3
votes

As I know there is two way for parallel processing Message passing interface and multi threading. Multi threading can not be used for distributed memory systems without message passing interface; but message passing interface can be used for either systems "shared memory" and "distributed memory". My question is about performance of a code that is parallelized with MPI and ran on shared memory system. Is the performance of this code in the same range of a code that is parallelized with multi threading?

Update:

My job is in the for that processes need to communicate with each other in repeatedly and the communication array can be 200*200 matrix

3
Do you know about OpenMP? There are many other parallelization schemes out there too. - betabandido
Yes I know; but the base of all methods divided between two way multi threading and message passing. - peaceman

3 Answers

2
votes

Let's assume we only consider MPI and OpenMP, since they are the two major representatives of the two parallel programming families you mention. For distributed systems, MPI is the only option between different nodes. Within a single node, however, as you well say, you can still use MPI and use OpenMP too. Which one will perform better really depends on the application you are running, and specifically in its computation/communication ratio. Here you can see a comparison of MPI and OpenMP for a multicore processor, where they confirm the same observation.

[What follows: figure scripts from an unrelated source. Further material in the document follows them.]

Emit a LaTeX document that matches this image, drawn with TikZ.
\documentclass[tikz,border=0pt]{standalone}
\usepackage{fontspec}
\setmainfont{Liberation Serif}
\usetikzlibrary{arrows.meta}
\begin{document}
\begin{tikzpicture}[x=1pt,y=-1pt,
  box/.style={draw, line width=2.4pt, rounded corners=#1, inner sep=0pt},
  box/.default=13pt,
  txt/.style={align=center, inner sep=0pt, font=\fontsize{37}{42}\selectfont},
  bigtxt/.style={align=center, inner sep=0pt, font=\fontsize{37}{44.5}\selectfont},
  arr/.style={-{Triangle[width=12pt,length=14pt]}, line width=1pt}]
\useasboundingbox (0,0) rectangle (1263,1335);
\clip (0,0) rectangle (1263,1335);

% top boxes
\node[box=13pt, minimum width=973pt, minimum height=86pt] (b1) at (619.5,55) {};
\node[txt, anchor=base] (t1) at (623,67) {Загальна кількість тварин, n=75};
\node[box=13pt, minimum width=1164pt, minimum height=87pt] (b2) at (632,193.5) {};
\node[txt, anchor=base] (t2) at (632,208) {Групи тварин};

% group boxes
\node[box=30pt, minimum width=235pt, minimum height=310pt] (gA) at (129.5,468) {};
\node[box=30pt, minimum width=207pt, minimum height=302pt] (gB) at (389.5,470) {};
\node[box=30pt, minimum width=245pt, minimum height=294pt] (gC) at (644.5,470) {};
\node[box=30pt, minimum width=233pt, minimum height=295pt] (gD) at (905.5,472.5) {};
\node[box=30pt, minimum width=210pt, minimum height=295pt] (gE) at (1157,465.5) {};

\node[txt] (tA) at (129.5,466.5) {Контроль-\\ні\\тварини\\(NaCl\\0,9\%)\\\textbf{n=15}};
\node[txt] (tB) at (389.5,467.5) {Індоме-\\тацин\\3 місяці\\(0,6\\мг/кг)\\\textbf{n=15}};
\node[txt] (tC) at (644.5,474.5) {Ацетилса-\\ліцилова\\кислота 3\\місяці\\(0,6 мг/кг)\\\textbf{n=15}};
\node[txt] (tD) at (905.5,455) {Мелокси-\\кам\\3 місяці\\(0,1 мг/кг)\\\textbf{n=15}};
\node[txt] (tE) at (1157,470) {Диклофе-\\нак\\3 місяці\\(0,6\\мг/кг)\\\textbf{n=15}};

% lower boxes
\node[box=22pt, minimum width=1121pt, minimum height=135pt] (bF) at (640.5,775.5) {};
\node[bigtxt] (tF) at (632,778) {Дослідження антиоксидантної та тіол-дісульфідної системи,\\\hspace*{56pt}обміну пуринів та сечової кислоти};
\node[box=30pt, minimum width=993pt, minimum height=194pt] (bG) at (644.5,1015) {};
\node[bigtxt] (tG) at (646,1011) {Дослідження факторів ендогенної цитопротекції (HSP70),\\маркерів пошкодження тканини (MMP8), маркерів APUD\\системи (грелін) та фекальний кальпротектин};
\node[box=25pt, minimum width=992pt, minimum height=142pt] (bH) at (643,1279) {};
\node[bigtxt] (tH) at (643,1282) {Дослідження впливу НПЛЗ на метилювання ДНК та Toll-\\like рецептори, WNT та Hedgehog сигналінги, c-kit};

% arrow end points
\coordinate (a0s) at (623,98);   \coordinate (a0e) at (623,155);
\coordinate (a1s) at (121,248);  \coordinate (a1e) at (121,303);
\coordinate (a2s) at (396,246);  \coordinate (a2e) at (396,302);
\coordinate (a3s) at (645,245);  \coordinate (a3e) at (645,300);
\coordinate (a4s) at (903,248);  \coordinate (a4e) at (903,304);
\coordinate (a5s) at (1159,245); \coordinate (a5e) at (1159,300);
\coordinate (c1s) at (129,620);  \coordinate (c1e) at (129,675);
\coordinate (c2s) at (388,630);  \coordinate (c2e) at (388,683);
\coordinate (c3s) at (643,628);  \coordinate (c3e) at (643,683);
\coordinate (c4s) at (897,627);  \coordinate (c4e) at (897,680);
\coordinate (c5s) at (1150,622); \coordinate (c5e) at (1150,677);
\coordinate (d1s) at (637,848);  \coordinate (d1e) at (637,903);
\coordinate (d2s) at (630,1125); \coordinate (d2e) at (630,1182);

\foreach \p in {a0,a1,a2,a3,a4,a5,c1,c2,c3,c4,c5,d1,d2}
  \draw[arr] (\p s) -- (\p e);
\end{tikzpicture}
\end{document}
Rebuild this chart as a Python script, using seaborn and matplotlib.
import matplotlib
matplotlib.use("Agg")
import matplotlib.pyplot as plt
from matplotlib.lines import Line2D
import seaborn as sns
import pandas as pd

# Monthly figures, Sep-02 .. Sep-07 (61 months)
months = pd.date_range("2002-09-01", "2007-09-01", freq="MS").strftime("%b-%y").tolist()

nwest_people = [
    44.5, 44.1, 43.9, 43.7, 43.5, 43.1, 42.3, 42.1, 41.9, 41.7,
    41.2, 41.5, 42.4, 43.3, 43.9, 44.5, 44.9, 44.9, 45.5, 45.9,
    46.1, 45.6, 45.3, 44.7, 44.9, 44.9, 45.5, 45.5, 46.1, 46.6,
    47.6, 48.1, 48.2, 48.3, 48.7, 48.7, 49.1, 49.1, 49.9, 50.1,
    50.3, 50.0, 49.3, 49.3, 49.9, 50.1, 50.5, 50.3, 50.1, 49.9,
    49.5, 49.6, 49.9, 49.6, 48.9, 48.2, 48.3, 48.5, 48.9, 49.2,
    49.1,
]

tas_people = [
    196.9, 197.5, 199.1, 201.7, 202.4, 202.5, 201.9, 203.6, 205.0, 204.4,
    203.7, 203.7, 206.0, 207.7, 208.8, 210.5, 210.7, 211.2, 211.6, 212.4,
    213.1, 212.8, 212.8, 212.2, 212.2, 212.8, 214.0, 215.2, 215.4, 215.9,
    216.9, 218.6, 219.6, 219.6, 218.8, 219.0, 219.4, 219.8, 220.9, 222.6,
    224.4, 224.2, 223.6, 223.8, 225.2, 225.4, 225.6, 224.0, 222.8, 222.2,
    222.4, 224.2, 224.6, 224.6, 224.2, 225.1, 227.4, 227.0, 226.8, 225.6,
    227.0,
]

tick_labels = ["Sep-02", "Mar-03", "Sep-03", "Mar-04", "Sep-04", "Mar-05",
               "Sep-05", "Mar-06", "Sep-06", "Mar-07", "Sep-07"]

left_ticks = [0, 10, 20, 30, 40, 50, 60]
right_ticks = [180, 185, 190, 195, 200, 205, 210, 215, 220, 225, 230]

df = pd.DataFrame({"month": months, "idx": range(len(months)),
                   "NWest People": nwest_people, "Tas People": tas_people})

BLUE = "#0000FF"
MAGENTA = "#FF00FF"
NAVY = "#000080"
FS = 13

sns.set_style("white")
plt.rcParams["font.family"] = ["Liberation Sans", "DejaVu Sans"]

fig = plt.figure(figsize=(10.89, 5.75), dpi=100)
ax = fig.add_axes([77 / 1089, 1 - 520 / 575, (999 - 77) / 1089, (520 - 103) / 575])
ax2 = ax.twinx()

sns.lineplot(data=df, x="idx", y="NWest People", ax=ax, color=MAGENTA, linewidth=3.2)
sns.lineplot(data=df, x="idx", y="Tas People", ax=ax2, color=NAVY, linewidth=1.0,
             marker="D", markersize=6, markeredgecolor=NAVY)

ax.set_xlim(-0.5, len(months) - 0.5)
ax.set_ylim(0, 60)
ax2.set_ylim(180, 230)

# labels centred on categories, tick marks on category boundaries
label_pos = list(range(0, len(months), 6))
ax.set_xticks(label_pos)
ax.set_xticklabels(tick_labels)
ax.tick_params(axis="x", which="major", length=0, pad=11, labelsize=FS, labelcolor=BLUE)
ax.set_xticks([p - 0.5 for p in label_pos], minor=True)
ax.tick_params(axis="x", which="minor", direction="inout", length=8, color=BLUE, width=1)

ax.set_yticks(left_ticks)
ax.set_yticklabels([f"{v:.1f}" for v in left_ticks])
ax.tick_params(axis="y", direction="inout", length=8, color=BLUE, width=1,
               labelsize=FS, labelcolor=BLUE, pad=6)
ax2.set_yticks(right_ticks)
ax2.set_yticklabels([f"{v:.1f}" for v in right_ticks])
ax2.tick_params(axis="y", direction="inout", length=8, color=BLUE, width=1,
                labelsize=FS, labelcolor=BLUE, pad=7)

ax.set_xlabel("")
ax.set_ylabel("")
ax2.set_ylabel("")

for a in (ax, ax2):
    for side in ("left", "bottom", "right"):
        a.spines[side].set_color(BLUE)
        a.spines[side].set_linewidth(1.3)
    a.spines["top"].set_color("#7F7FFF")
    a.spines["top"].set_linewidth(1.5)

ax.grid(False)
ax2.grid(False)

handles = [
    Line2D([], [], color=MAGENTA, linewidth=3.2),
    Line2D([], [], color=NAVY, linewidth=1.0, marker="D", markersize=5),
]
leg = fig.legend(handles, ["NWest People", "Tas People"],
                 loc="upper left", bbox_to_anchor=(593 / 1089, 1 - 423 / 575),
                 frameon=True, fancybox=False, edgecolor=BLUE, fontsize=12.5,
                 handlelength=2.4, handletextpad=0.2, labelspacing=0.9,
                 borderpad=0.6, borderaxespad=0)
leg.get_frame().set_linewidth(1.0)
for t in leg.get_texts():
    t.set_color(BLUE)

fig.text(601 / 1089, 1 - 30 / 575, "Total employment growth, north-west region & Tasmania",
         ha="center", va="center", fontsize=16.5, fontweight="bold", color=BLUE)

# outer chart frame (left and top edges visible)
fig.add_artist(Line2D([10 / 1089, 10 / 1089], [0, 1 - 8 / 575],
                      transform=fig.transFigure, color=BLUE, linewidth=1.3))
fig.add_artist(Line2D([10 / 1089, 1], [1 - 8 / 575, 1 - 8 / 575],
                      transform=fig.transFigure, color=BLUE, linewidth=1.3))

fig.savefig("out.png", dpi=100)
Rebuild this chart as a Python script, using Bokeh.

You can go a step further and use a hybrid approach. Use MPI between the nodes and then use OpenMP within nodes. This is called hybrid MPI+OpenMP parallel programming. You can also apply this within a node that contains a hybrid CMP+SMT processor.

You can check some information here and here. Moreover this paper compares an MPI approach vs a hybrid MPI+OpenMP one.

3
votes

The answer is: it depends. MPI proceses are predominantly separate OS processes and communication between them occurs with some sort of shared memory IPC techniques when the communicating processes run on the same shared-memory node. Being separate OS processes, MPI processes in general do not share data and sometimes data has to be replicated in each process which leads to less than optimal memory usage. On the other hand threads can share lots of data and can benefit from cache reusage, especially on multicore CPUs that have large shared last-level caches (e.g. the L3 cache on current generation x86 CPUs). Cache reusage when combined with more lightweight methods for data exchange between threads (usually just synchronisation since work data is already shared) can lead to better performance than the one achievalbe by separate processes.

But once again - it depends.

0
votes

In my opinion, they're simply better at different jobs. The Actor model is great at asynchronously performing many different tasks at different times, whereas the OpenMP/TBB/PPL model is great for performing one task in parallel very simply and reliably.